Economic experts have told The Independent the risk of a global recession remains despite the 90-day delay in Donald Trump’s aggressive tariff increases.
Trump made an abrupt U-turn on Wednesday when he announced the three-month pause to all affected countries bar China, following economic meltdown and widespread backlash.
But Pau S Pujolas, who wrote a study that was cited by the Trump administration to justify the tariff hikes, says the president’s “recklessness” means it may be too little, too late.
“Yes, the damage is done,” he said. “Global value chains are suffering with all the recklessness, uncertainty is a good friend of recession.
“This is not a serious way to manage an economy. Firms and households need clear, predictable policies to take the right decisions and make the economy blossom.”
Even if Trump decides not to reintroduce the high tariffs, the global economic risk remains “until either Trump stops playing the tariff game, or Congress removes the power vested on the president”, the associate professor at McMaster University in Canada added.
Economist Justin Wolfers agreed there would be lasting consequences despite the pause, as the president has shown he will say something one day and change his mind the next.

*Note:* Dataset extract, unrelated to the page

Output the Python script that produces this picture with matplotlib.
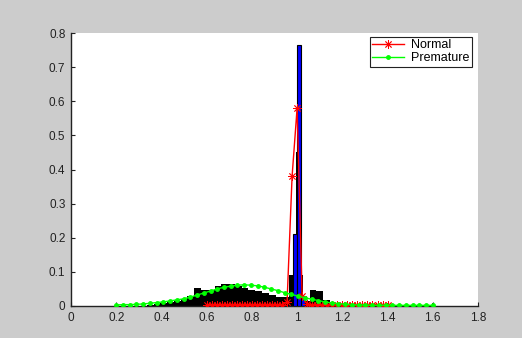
import numpy as np
import matplotlib
matplotlib.use("Agg")
import matplotlib.pyplot as plt

# Histogram of premature RR intervals (black bars)
prem_bin_centers = [0.20, 0.35, 0.38, 0.41, 0.44, 0.47, 0.50, 0.53, 0.56, 0.59,
                    0.62, 0.65, 0.68, 0.71, 0.74, 0.77, 0.80, 0.83, 0.86, 0.89,
                    0.92, 0.95, 0.98, 1.01, 1.04, 1.07, 1.10, 1.13, 1.16, 1.19,
                    1.40, 1.60]
prem_bin_heights = [0.010, 0.003, 0.005, 0.008, 0.011, 0.015, 0.021, 0.030, 0.052, 0.046,
                    0.046, 0.058, 0.064, 0.064, 0.059, 0.052, 0.047, 0.043, 0.037, 0.031,
                    0.027, 0.025, 0.090, 0.090, 0.016, 0.047, 0.043, 0.018, 0.008, 0.004,
                    0.008, 0.008]
prem_bin_widths = [0.004] + [0.03] * 29 + [0.004, 0.004]

# Narrow premature bar hidden behind the normal peak
prem_peak_center = [0.9955]
prem_peak_height = [0.45]

# Histogram of normal RR intervals (blue bars)
norm_bin_centers = [0.990, 1.008, 1.025]
norm_bin_heights = [0.21, 0.765, 0.03]

# Normal curve (red, asterisk markers)
normal_x = np.linspace(0.6, 1.4, 37)
normal_y = [0.004, 0.004, 0.004, 0.004, 0.004, 0.004, 0.004, 0.004, 0.004, 0.004,
            0.004, 0.004, 0.004, 0.004, 0.004, 0.004, 0.012, 0.380, 0.580, 0.030,
            0.006, 0.004, 0.004, 0.004, 0.004, 0.004, 0.004, 0.004, 0.004, 0.004,
            0.004, 0.004, 0.004, 0.004, 0.004, 0.004, 0.004]

# Premature curve (green, dot markers)
premature_x = np.linspace(0.2, 1.6, 48)
premature_y = [0.003, 0.004, 0.004, 0.005, 0.006, 0.008, 0.010, 0.012, 0.015, 0.018,
               0.021, 0.026, 0.032, 0.038, 0.044, 0.050, 0.055, 0.058, 0.061, 0.062,
               0.061, 0.059, 0.055, 0.050, 0.045, 0.039, 0.034, 0.029, 0.024, 0.020,
               0.016, 0.012, 0.009, 0.007, 0.005, 0.004, 0.003, 0.003, 0.002, 0.002,
               0.002, 0.002, 0.002, 0.002, 0.002, 0.002, 0.002, 0.002]

xticks = [0, 0.2, 0.4, 0.6, 0.8, 1.0, 1.2, 1.4, 1.6, 1.8]
xtick_labels = ["0", "0.2", "0.4", "0.6", "0.8", "1", "1.2", "1.4", "1.6", "1.8"]
yticks = [0, 0.1, 0.2, 0.3, 0.4, 0.5, 0.6, 0.7, 0.8]
ytick_labels = ["0", "0.1", "0.2", "0.3", "0.4", "0.5", "0.6", "0.7", "0.8"]

plt.rcParams["font.family"] = ["Liberation Sans", "DejaVu Sans"]

fig = plt.figure(figsize=(5.22, 3.38), dpi=100, facecolor="#cccccc")
ax = fig.add_axes([71 / 522, 1 - 306 / 338, 407 / 522, 273 / 338])
ax.set_facecolor("white")

ax.bar(prem_bin_centers, prem_bin_heights, width=prem_bin_widths,
       color="black", linewidth=0, zorder=2)
ax.bar(prem_peak_center, prem_peak_height, width=0.004,
       color="black", linewidth=0, zorder=2)
ax.bar(norm_bin_centers, norm_bin_heights, width=0.017,
       color="#0000ff", edgecolor="black", linewidth=0.8, zorder=3)

asterisk = (8, 2, 0)
ax.plot(normal_x, normal_y, color="red", linewidth=1, marker=asterisk,
        markersize=6, markeredgewidth=0.6, label="Normal", zorder=4)
ax.plot(premature_x, premature_y, color="#00ff00", linewidth=1, marker=".",
        markersize=5, label="Premature", zorder=5)

ax.set_xlim(0, 1.8)
ax.set_ylim(0, 0.8)
ax.set_xticks(xticks)
ax.set_xticklabels(xtick_labels)
ax.set_yticks(yticks)
ax.set_yticklabels(ytick_labels)

for side in ("top", "right"):
    ax.spines[side].set_visible(False)
for side in ("left", "bottom"):
    ax.spines[side].set_color("#222222")
    ax.spines[side].set_linewidth(1)
ax.tick_params(direction="in", length=3, width=0.8, labelsize=8.5,
               colors="#222222", pad=4)

leg = ax.legend(loc="upper right", bbox_to_anchor=(472 / 522, 1 - 37 / 338),
                bbox_transform=fig.transFigure, fontsize=9, frameon=True,
                fancybox=False, framealpha=1, edgecolor="#222222",
                borderpad=0.2, labelspacing=0.05, handlelength=2.5,
                handletextpad=0.6, borderaxespad=0)
leg.get_frame().set_linewidth(0.8)

fig.savefig("out.png", dpi=100, facecolor=fig.get_facecolor())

“The damage there is very, very lasting and very profound, because basically, he has shown he’s completely unreliable,” he told The Independent.
The Trump administration had announced aggressive tariff increases on nearly all of its trading partners, slapping levies of more than 30 per cent on some of the world’s weakest economies and placing a minimum tariff of 10 per cent on almost everyone else.

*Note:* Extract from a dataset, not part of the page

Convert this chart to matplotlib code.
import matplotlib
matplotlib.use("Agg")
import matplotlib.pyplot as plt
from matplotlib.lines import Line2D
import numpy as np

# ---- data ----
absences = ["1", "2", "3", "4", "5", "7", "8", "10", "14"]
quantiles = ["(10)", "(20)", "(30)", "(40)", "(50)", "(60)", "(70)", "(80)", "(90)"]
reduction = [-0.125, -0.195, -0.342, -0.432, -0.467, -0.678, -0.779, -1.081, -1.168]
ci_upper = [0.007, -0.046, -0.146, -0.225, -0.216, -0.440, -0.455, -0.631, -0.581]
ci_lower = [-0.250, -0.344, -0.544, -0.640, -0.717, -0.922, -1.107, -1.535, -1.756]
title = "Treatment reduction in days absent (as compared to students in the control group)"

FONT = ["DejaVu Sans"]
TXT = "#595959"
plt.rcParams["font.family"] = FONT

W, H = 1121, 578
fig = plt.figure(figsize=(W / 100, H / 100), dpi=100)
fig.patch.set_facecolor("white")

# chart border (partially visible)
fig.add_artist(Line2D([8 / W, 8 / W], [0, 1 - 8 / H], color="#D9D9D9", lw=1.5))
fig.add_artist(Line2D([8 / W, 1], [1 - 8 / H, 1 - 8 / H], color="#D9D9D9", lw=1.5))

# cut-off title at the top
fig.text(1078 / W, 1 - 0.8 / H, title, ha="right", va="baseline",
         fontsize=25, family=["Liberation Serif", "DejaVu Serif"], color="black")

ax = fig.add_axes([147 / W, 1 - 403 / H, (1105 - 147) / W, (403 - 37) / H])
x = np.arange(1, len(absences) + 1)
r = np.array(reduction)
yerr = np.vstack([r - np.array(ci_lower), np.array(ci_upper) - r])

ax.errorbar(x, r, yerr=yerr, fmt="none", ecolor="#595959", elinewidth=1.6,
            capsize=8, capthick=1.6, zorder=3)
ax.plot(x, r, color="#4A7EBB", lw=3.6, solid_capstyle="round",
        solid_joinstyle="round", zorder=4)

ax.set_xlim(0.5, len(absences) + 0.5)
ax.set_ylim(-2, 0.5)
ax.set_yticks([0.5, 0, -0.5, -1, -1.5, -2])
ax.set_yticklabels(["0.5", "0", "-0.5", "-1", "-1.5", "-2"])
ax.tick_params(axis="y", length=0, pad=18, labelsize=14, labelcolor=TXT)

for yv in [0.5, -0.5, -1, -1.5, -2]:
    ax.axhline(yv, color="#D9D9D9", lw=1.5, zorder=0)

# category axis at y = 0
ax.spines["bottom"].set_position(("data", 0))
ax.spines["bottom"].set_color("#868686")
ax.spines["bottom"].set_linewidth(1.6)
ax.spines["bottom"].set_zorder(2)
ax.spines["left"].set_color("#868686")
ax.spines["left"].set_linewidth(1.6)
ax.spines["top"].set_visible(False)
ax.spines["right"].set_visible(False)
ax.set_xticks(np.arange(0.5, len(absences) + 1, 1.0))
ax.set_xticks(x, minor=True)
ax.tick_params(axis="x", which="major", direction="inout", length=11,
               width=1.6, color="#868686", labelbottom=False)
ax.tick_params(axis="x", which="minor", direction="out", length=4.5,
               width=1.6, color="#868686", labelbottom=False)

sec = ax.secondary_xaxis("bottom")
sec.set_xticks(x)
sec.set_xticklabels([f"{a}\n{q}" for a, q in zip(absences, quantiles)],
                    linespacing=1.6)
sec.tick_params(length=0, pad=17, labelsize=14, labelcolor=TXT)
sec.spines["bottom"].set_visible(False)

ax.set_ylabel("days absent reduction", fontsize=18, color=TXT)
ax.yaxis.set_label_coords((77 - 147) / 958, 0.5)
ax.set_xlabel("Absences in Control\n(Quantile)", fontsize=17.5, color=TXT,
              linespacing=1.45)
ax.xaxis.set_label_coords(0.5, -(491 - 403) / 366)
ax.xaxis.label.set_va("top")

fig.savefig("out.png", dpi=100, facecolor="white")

But after creating market turmoil, which was estimated to have wiped trillions off global stock markets by Tuesday, the president abruptly announced he would pause the hikes for 90 days, with the exception of the widespread 10 per cent levy, while also raising duties on China by an additional 125 per cent.
Wolfers, a professor of economics at the University of Michigan, said while pressing pause on the major levies had changed the risk of a global recession, it had done so “by less than you think”.
Even with the delay on tariffs of more than 30 per cent on some countries, with the previously increased tariffs on steel and cars, the US still has some of the highest tariffs in the world, he said.
“The tariff rate has fallen from maybe, you know, 20 times that of our trading partners, to be 15 times that of our trading partners. So it went from absurd to ridiculous,” he said.
Betting markets had recession odds at about 68 per cent on Wednesday morning, and those odds had fallen by Wednesday afternoon after the U-turn but were still at 53 per cent, Prof Wolfers said.